Ms. DiBenedetto, an 11-year village resident and a former Westhampton Beach Planning Board member, was first elected in 2011 and won reelection in 2013. Currently, she works as the business administrator at the Holbrook dental practice that’s owned by her husband, Mauro. Prior to entering public office, she worked as a computer-aided designer for a landscape architecture firm, which she said gave her a greater understanding of zoning regulations.

Ms. DiBenedetto’s husband is a captain in the Westhampton Beach Fire Department. They have two children, Lucy, 17, and Sal, 15.

Mr. Tucker, who has lived in the village for 19 years, and was first elected in 2007, ran an unsuccessful campaign to unseat then-Mayor Conrad Teller in 2010, and served a brief stint as deputy mayor in 2012-13. He has owned and operated Holey Moses Cheesecakes on the grounds of Gabreski Airport for the past 11 years.

He and his wife, Patty, have four children: Bret, 21, Molly, 19, Ben, 15, and Will, 14.

While serving the past four years together, the incumbents count keeping the budget balanced and taxes low among their biggest successes, along with upgrading the village’s procurement policy for purchases. Mr. Tucker also lists the creation of a stormwater management plan and working with the West Hampton Dunes-based Moriches Bay Project to establish an oyster farm in the village as top accomplishments. Ms. DiBenedetto has spearheaded efforts for the renovation of Glover Park—which she said is set to take place this fall—and has run the Tree City USA program in Westhampton Beach as part of the Arbor Day Foundation since taking office.
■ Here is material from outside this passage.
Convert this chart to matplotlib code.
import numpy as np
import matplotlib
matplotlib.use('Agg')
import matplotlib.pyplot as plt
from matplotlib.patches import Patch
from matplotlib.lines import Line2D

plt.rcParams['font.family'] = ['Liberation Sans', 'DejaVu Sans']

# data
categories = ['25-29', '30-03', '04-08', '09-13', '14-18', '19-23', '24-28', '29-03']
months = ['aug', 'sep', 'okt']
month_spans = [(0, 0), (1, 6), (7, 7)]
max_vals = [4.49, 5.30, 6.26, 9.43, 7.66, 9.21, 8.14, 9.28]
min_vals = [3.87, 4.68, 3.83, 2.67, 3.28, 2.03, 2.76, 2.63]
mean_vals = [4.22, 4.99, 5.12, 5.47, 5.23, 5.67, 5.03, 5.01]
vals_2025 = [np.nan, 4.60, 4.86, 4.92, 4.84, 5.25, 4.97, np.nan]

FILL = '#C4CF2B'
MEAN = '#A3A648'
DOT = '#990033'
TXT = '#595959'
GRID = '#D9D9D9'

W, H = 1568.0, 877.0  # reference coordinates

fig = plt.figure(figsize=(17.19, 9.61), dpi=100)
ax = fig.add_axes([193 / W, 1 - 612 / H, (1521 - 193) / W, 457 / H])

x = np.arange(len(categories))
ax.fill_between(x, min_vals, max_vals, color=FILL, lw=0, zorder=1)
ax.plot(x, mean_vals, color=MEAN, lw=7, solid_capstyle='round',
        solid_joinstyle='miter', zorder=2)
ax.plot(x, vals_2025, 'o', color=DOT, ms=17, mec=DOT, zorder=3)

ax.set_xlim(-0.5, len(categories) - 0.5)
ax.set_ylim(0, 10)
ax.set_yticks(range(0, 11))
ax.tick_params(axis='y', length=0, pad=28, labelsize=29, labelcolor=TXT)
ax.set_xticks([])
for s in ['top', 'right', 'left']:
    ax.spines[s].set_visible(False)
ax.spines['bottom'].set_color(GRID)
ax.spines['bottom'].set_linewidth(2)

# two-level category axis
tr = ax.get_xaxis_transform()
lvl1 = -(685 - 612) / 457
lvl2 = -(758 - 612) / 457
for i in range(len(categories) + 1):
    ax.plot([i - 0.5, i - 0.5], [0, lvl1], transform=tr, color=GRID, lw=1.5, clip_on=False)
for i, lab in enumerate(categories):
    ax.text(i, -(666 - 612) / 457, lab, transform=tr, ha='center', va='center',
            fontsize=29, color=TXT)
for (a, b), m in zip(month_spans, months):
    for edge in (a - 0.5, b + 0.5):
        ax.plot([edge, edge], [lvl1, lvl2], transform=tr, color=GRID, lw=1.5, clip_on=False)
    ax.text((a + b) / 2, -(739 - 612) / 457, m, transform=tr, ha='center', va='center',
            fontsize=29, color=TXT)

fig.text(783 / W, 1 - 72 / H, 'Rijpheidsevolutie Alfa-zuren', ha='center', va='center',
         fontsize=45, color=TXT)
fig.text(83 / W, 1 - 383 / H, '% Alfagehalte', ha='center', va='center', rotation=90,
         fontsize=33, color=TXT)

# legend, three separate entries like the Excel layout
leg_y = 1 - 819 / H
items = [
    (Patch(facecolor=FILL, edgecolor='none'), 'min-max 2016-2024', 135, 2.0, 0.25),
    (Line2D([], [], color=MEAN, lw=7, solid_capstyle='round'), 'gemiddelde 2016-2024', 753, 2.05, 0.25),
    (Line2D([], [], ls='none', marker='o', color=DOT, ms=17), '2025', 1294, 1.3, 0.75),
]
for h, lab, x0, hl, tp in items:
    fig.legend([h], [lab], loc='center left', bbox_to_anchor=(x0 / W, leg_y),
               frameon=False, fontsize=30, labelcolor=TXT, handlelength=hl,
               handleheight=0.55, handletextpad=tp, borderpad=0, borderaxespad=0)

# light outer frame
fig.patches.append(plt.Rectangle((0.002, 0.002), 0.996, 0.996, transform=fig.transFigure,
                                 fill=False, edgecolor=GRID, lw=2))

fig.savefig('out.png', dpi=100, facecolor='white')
Both said they want to prioritize ridding the village’s three commercial districts—Main Street, Mill Road and Sunset Avenue, Montauk Highway, and Old Riverhead Road—of vacant buildings, or at least improve their aesthetics. They also touted the village’s recent application for a Suffolk County grant to help fund road improvements along Main Street.

Ms. DiBenedetto said the board is addressing the vacant commercial properties by having the village’s master plan reviewed to see if changes should be made so it is more accommodating to new businesses. She added that she’d like to speak to some of the property owners to see why they haven’t been able to find tenants. Mr. Tucker said he’s reached out to property owners and has proposed converting certain lots into small parks, at least temporarily, while they seek tenants.
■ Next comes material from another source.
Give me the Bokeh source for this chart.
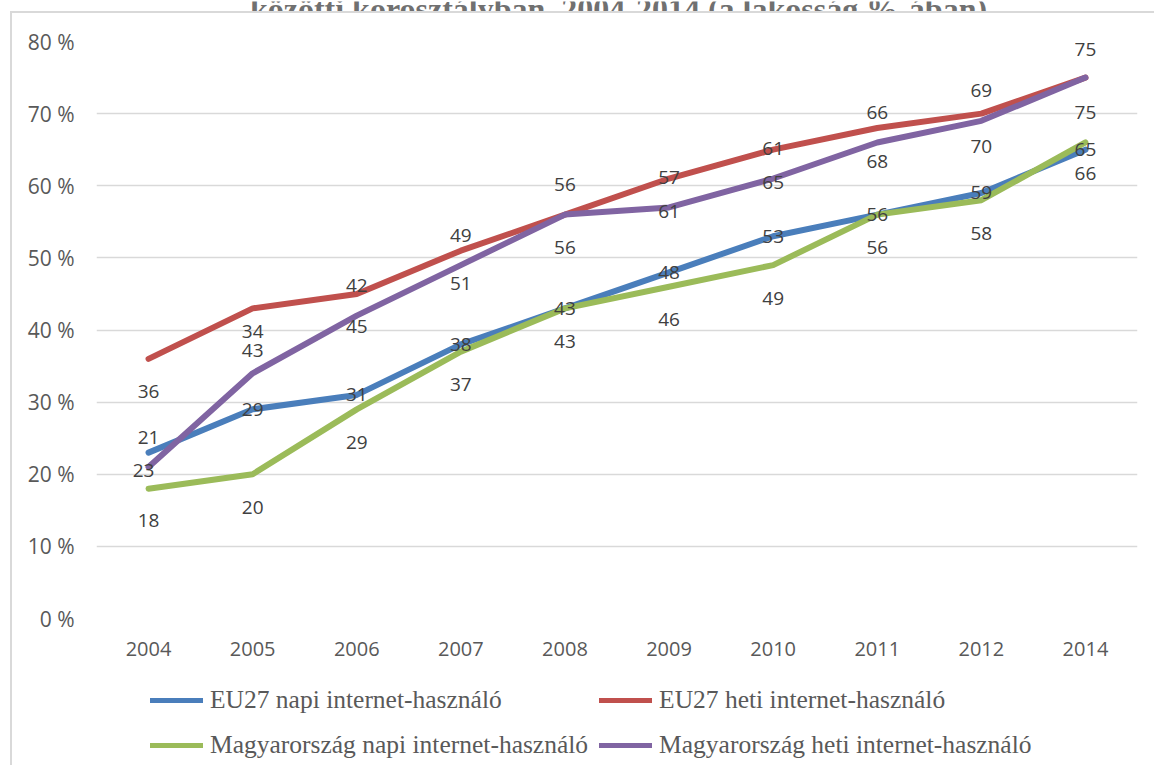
from bokeh.plotting import figure
from bokeh.models import (FactorRange, FixedTicker, Legend, LegendItem,
                          ColumnDataSource, Spacer)
from bokeh.layouts import column, row
from bokeh.core.properties import value
from bokeh.embed import file_html
from bokeh.resources import INLINE

# ---- data ----
years = ["2004", "2005", "2006", "2007", "2008", "2009", "2010", "2011", "2012", "2014"]
eu_napi = [23, 29, 31, 38, 43, 48, 53, 56, 59, 65]
eu_heti = [36, 43, 45, 51, 56, 61, 65, 68, 70, 75]
hu_napi = [18, 20, 29, 37, 43, 46, 49, 56, 58, 66]
hu_heti = [21, 34, 42, 49, 56, 57, 61, 66, 69, 75]
series_names = ["EU27 napi internet-használó", "EU27 heti internet-használó",
                "Magyarország napi internet-használó", "Magyarország heti internet-használó"]
y_ticks = [0, 10, 20, 30, 40, 50, 60, 70, 80]
title_text = "közötti korosztályban, 2004-2014 (a lakosság %-ában)"

# ---- styles (label placement in pixels) ----
colors = ["#4A7EBB", "#C0504D", "#9BBB59", "#8064A2"]
lab_dy = [
    [18, 0, 0, 0, 0, 0, 0, 0, 0, 0],
    [33, 42, 33, 33, 33, 33, 33, 33, 33, 35],
    [32, 33, 33, 33, 33, 33, 33, 33, 33, 31],
    [-30, -42, -30, -30, -30, -30, -30, -30, -30, -28],
]
lab_dx = [
    [-5, 0, 0, 0, 0, 0, 0, 0, 0, 0],
    [0] * 10, [0] * 10, [0] * 10,
]
BORDER = "#D9D9D9"
PAGE_W = 1154
TITLE_H = 11


def bare(fig):
    fig.grid.visible = False
    fig.outline_line_color = None
    return fig


# ---- title strip (cut off at the top, as in the source) ----
tf = bare(figure(width=PAGE_W, height=TITLE_H, x_range=(0, PAGE_W), y_range=(0, TITLE_H),
                 output_backend="svg", toolbar_location=None, min_border=0,
                 x_axis_location=None, y_axis_location=None))
tf.text(x=[618], y=[TITLE_H - 7], text=[title_text], text_align="center",
        text_baseline="alphabetic", text_font=value("Liberation Serif"),
        text_font_style="bold", text_font_size="32px", text_color="#707070")

# ---- main chart ----
W, H = PAGE_W - 12, 660
p = figure(width=W, height=H, x_range=FactorRange(*years, range_padding=0),
           y_range=(0, 80), output_backend="svg", toolbar_location=None,
           min_border_left=84, min_border_right=17, min_border_top=28,
           min_border_bottom=55)
p.outline_line_color = None
p.xgrid.grid_line_color = None
p.ygrid.grid_line_color = BORDER
p.ygrid.grid_line_width = 1.5
p.yaxis.ticker = FixedTicker(ticks=y_ticks)
p.yaxis.major_label_overrides = {t: f"{t} %" for t in y_ticks}

for ax in (p.xaxis[0], p.yaxis[0]):
    ax.axis_line_color = None
    ax.major_tick_line_color = None
    ax.minor_tick_line_color = None
    ax.major_tick_out = 0
    ax.major_tick_in = 0
    ax.major_label_text_font = "Open Sans"
    ax.major_label_text_color = "#595959"
p.yaxis.major_label_text_font_size = "21px"
p.xaxis.major_label_text_font_size = "20px"
p.yaxis.major_label_standoff = 22
p.xaxis.major_label_standoff = 23

data = [eu_napi, eu_heti, hu_napi, hu_heti]
for i, vals in enumerate(data):
    p.line(years, vals, line_color=colors[i], line_width=6,
           line_join="round", line_cap="round")

for i, vals in enumerate(data):
    src = ColumnDataSource(dict(x=years, y=vals, t=[str(v) for v in vals],
                                dy=lab_dy[i], dx=lab_dx[i]))
    p.text(x="x", y="y", text="t", source=src, x_offset="dx", y_offset="dy",
           text_align="center", text_baseline="middle",
           text_font=value("Open Sans"), text_font_size="19px",
           text_color="#404040")

# ---- legend strip (same series, drawn out of view; only their swatches show) ----
LEG_H = 92
lf = bare(figure(width=W, height=LEG_H, x_range=FactorRange(*years, range_padding=0),
                 y_range=(-2, -1), output_backend="svg", toolbar_location=None,
                 min_border=0, x_axis_location=None, y_axis_location=None))
swatches = [lf.line(years, data[i], line_color=colors[i], line_width=5, line_cap="round")
            for i in range(4)]
order = [0, 2, 1, 3]   # column-first fill -> rows: (EU napi, EU heti), (HU napi, HU heti)
legend = Legend(items=[LegendItem(label=series_names[i], renderers=[swatches[i]])
                       for i in order],
                ncols=2, location=(54, 3), orientation="vertical")
legend.padding = 0
legend.margin = 0
legend.spacing = 11
legend.border_line_color = None
legend.background_fill_alpha = 0
legend.glyph_width = 53
legend.glyph_height = 34
legend.label_height = 34
legend.label_standoff = 7
legend.label_text_font = "Liberation Serif"
legend.label_text_font_size = "25.5px"
legend.label_text_color = "#595959"
lf.add_layout(legend, "center")

hline = Spacer(width=PAGE_W - 10, height=2, styles={"background-color": BORDER})
vline = Spacer(width=2, height=H + LEG_H, styles={"background-color": BORDER})
layout = column(
    tf,
    row(Spacer(width=10, height=2), hline, spacing=0),
    row(Spacer(width=10, height=H + LEG_H), vline, column(p, lf, spacing=0), spacing=0),
    spacing=0,
)

open("out.html", "w").write(file_html(layout, INLINE))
Mr. Tymann and Mr. Rubio have criticized the sitting board, though not Mr. Tucker or Ms. DiBenedetto personally, for being inefficient and not making decisions on major issues in a timely fashion. The incumbents both feel their challengers don’t know how village government functions because they don’t attend board meetings.

“Things take time,” Ms. DiBenedetto said. “With the new administration, the new mayor, we’ve been more open to getting things done, but it’s a process.
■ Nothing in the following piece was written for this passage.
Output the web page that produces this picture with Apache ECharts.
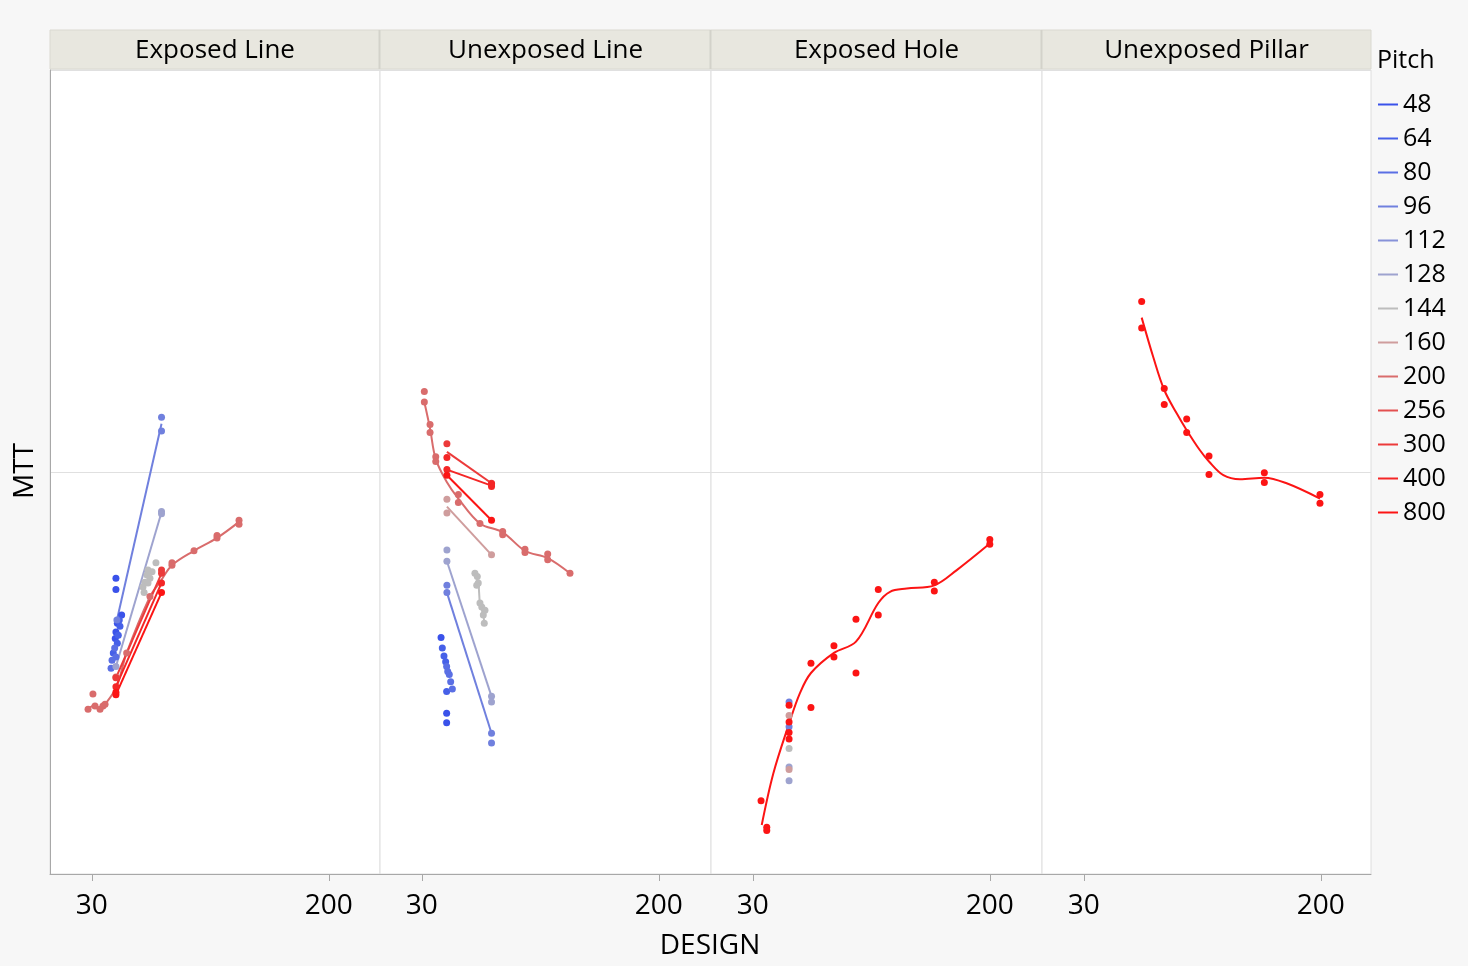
<!DOCTYPE html>
<html><head><meta charset="utf-8">
<script src="https://cdn.jsdelivr.net/npm/echarts@6/dist/echarts.min.js"></script>
<style>html,body{margin:0;padding:0;background:#f7f7f7;}#c{width:1468px;height:966px;}</style>
</head><body><div id="c"></div>
<script>
// ---------------- DATA ----------------
const pitches = ['48','64','80','96','112','128','144','160','200','256','300','400','800'];
const pitchColors = ['#3a52ea','#4660e8','#5a6fe4','#7080de','#8792d9','#9ea3cf','#bdbdbd','#cf9d9d','#d96c6c','#e35050','#ec3a3a','#f42626','#fc1414'];
const panelNames = ['Exposed Line','Unexposed Line','Exposed Hole','Unexposed Pillar'];
const designTicks = [30, 200];
const refMTT = 50;

// rows: [pitch, DESIGN, MTT]
const exposedLinePoints = [
  ['48',47.3,36.8],['48',47.3,35.4],['48',51.4,32.2],['48',48.3,31.2],['48',47.3,30.1],['48',46.8,29.3],
  ['64',49.7,31.6],['64',50.2,30.8],['64',49.0,29.7],['64',48.3,28.7],['64',45.4,27.5],
  ['80',46.4,28.1],['80',47.3,27.0],['80',44.5,26.6],['80',43.8,25.6],
  ['96',48,31.6],['96',80,56.8],['96',80,55.1],
  ['128',47.3,25.8],['128',80,45.1],['128',80,44.8],
  ['144',76.0,38.7],['144',70.3,37.8],['144',73.2,37.6],['144',69.6,37.2],['144',71.7,36.8],['144',68.1,36.3],['144',70.3,36.2],['144',66.7,35.7],['144',67.5,35.0],
  ['200',27.3,20.5],['200',30.8,22.4],['200',32.3,20.9],['200',35.9,20.5],['200',38.0,20.9],['200',39.5,21.1],['200',47.3,24.5],['200',55.0,27.5],['200',71.7,34.5],['200',87.5,38.4],['200',87.5,38.7],['200',103.3,40.2],['200',119.8,41.8],['200',119.8,42.1],['200',135.6,44.0],['200',135.6,43.5],
  ['300',47.3,24.4],['300',80,37.4],['300',80,37.8],
  ['400',47.3,23.3],['400',80,36.2],
  ['800',47.3,22.3],['800',47.3,22.6],['800',80,35.0]
];
const exposedLineLines = [
  ['96',48,31.6],['96',80,56.0],
  ['128',47.3,25.8],['128',80,45.0],
  ['300',47.3,24.4],['300',80,37.4],
  ['400',47.3,23.3],['400',80,36.2],
  ['800',47.3,22.3],['800',80,35.0],
  ['200',27.3,20.5],['200',30.8,20.9],['200',35.9,20.6],['200',39.5,21.1],['200',47.8,23.3],['200',55.0,27.5],['200',71.7,34.5],['200',78.9,36.3],['200',87.5,38.4],['200',103.3,40.2],['200',119.8,41.8],['200',135.6,43.8]
];

const unexposedLinePoints = [
  ['48',43.8,29.4],['48',47.8,20.0],['48',47.8,18.8],
  ['64',44.7,28.1],['64',45.9,27.1],['64',47.1,26.4],['64',47.8,22.7],
  ['80',47.8,25.8],['80',48.6,25.2],['80',49.7,24.8],['80',50.7,23.9],['80',51.9,23.0],
  ['96',48,35.9],['96',48,35.0],['96',80,17.5],['96',80,16.3],
  ['128',48,40.3],['128',48,38.9],['128',80,22.1],['128',80,21.4],
  ['144',68.1,37.4],['144',69.8,37.0],['144',70.5,36.2],['144',69.4,35.9],['144',71.7,33.7],['144',73.0,33.2],['144',75.3,32.8],['144',74.1,32.2],['144',74.8,31.2],
  ['160',48,46.6],['160',48,44.9],['160',80,39.7],
  ['200',31.8,60.0],['200',31.8,58.7],['200',35.9,55.9],['200',35.9,54.9],['200',40.0,51.9],['200',40.0,51.3],['200',56.2,47.2],['200',56.2,46.2],['200',71.7,43.6],['200',88,42.6],['200',88,42.2],['200',104,40.4],['200',104,40.0],['200',120.3,39.8],['200',120.3,39.1],['200',136.3,37.4],
  ['300',48,53.5],['300',80,48.6],
  ['400',48,51.8],['400',48,50.3],['400',80,48.2],['400',80,48.5],
  ['800',48,49.6],['800',80,44.0]
];
const unexposedLineLines = [
  ['96',48,35.0],['96',80,17.5],
  ['128',48,38.9],['128',80,22.1],
  ['144',68.1,37.4],['144',70.5,36.2],['144',71.7,33.7],['144',74.1,32.2],['144',74.8,31.2],
  ['160',48,45.7],['160',80,39.7],
  ['300',48,52.5],['300',80,48.6],
  ['400',48,50.3],['400',80,48.3],
  ['800',48,49.6],['800',80,44.0],
  ['200',31.8,58.7],['200',35.9,55.4],['200',40.0,51.6],['200',47.8,48.8],['200',56.2,46.7],['200',71.7,43.6],['200',88,42.5],['200',104,40.2],['200',120.3,39.3],['200',136.3,37.4]
];

const exposedHolePoints = [
  ['96',56,21.4],['96',56,18.3],
  ['128',56,13.3],['128',56,11.6],
  ['144',56,15.6],
  ['160',56,19.7],['160',56,13.0],
  ['800',35.9,9.1],['800',40,5.8],['800',40,5.4],['800',56,21.0],['800',56,18.9],['800',56,17.6],['800',56,16.8],
  ['800',71.7,26.2],['800',71.7,20.7],['800',88.2,28.4],['800',88.2,27.0],['800',104,31.7],['800',104,25.0],
  ['800',120,35.4],['800',120,32.2],['800',160.2,36.3],['800',160.2,35.2],['800',200,41.6],['800',200,41.0]
];
const exposedHoleFit = [
  ['800',36.4,6.1],['800',44.7,12.5],['800',56,18.7],['800',63.8,22.5],['800',71.7,25.0],['800',88.2,27.5],['800',104,28.9],
  ['800',120,33.7],['800',128.4,35.1],['800',140.4,35.5],['800',160.2,35.9],['800',176.3,37.8],['800',200,41.1]
];

const unexposedPillarPoints = [
  ['800',71.5,71.2],['800',71.5,67.9],['800',87.7,60.4],['800',87.7,58.4],['800',103.8,56.6],['800',103.8,54.9],
  ['800',119.8,52.0],['800',119.8,49.7],['800',159.5,49.9],['800',159.5,48.7],['800',199.4,47.2],['800',199.4,46.1]
];
const unexposedPillarFit = [
  ['800',71.5,69.2],['800',79.8,64.3],['800',87.7,60.2],['800',96.6,57.3],['800',103.8,55.2],['800',113.3,52.7],
  ['800',119.8,51.3],['800',130.1,49.6],['800',142.0,49.1],['800',159.5,49.3],['800',175.5,48.6],['800',199.4,46.7]
];

const panelPoints = [exposedLinePoints, unexposedLinePoints, exposedHolePoints, unexposedPillarPoints];
const panelLines = [exposedLineLines, unexposedLineLines, exposedHoleFit, unexposedPillarFit];

// ---------------- LAYOUT ----------------
const FONT = '"Open Sans", "Noto Sans", sans-serif';
const edges = [50, 380, 711, 1042, 1371];
const PX_PER_UNIT = 1.394;
const GT = 70, GH = 804;
const colorOf = p => pitchColors[pitches.indexOf(p)];

function groupBy(rows) {
  const m = {};
  rows.forEach(r => { (m[r[0]] = m[r[0]] || []).push([r[1], r[2]]); });
  return m;
}

const grids = [], xAxes = [], yAxes = [], series = [];
pitches.forEach((p, i) => {
  series.push({ name: p, type: 'line', data: [], xAxisIndex: 0, yAxisIndex: 0,
    itemStyle: { color: pitchColors[i] }, lineStyle: { color: pitchColors[i] } });
});

for (let k = 0; k < 4; k++) {
  const w = edges[k + 1] - edges[k];
  grids.push({ left: edges[k], top: GT, width: w, height: GH, show: true,
    backgroundColor: '#ffffff', borderColor: '#dedede', borderWidth: 1 });
  xAxes.push({ type: 'value', gridIndex: k, min: 0, max: w / PX_PER_UNIT,
    axisLine: { show: true, lineStyle: { color: '#a8a8a8', width: 1 } },
    axisTick: { show: true, length: 7, customValues: designTicks, lineStyle: { color: '#a8a8a8' } },
    axisLabel: { show: true, customValues: designTicks, fontSize: 28, color: '#000', fontFamily: FONT, margin: 18 },
    splitLine: { show: false } });
  yAxes.push({ type: 'value', gridIndex: k, min: 0, max: 100, interval: refMTT,
    axisLine: { show: k === 0, lineStyle: { color: '#a8a8a8', width: 1 } },
    axisTick: { show: false }, axisLabel: { show: false },
    splitLine: { show: true, lineStyle: { color: '#e0e0e0', width: 1 } } });

  const lg = groupBy(panelLines[k]);
  Object.keys(lg).forEach(p => {
    series.push({ name: p, type: 'line', xAxisIndex: k, yAxisIndex: k, data: lg[p],
      showSymbol: false, smooth: lg[p].length > 2 ? 0.35 : false, z: 2,
      lineStyle: { color: colorOf(p), width: 2 }, itemStyle: { color: colorOf(p) } });
  });
  const pg = groupBy(panelPoints[k]);
  Object.keys(pg).forEach(p => {
    series.push({ name: p, type: 'scatter', xAxisIndex: k, yAxisIndex: k, data: pg[p],
      symbol: 'circle', symbolSize: 7, z: 3, itemStyle: { color: colorOf(p), opacity: 1 } });
  });
}

function txt(x, y, s, size, align, rot) {
  return { type: 'text', x: x, y: y, rotation: rot || 0, z: 10,
    style: { text: s, font: size + 'px ' + FONT, fill: '#000',
      textAlign: align, textVerticalAlign: 'middle', align: align, verticalAlign: 'middle' } };
}
const graphic = [
  { type: 'rect', shape: { x: 50, y: 30, width: 1321, height: 39 }, style: { fill: '#e8e7df', stroke: '#dad9d1', lineWidth: 1 } }
];
[379.5, 710.5, 1041.5].forEach(x => graphic.push({ type: 'line', shape: { x1: x, y1: 30, x2: x, y2: 69 }, style: { stroke: '#d3d2ca', lineWidth: 2 } }));
panelNames.forEach((n, k) => graphic.push(txt((edges[k] + edges[k + 1]) / 2, 51, n, 26, 'center')));
graphic.push(txt(25, 471, 'MTT', 28, 'center', Math.PI / 2));
graphic.push(txt(710, 946, 'DESIGN', 28, 'center'));
graphic.push(txt(1377, 61, 'Pitch', 25, 'left'));

const chart = echarts.init(document.getElementById('c'));
chart.setOption({
  animation: false,
  backgroundColor: '#f7f7f7',
  grid: grids, xAxis: xAxes, yAxis: yAxes,
  legend: { data: pitches, orient: 'vertical', left: 1378, top: 92, padding: 0, icon: 'rect', itemWidth: 20, itemHeight: 2,
    itemGap: 9, textStyle: { fontSize: 25, lineHeight: 25, color: '#000', fontFamily: FONT } },
  graphic: graphic,
  series: series
});
</script></body></html>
“It would have been beneficial to them if they’d come to our meetings,” she said of her opponents. “It’s clear they don’t know what we’re doing.”

Mr. Tucker shared a similar sentiment. “Everyone has great ideas about things they want to get done when they come in,” he said. “Then they see that 80 to 85 percent of the budget is contractual, so there really isn’t all this money to do all these things.”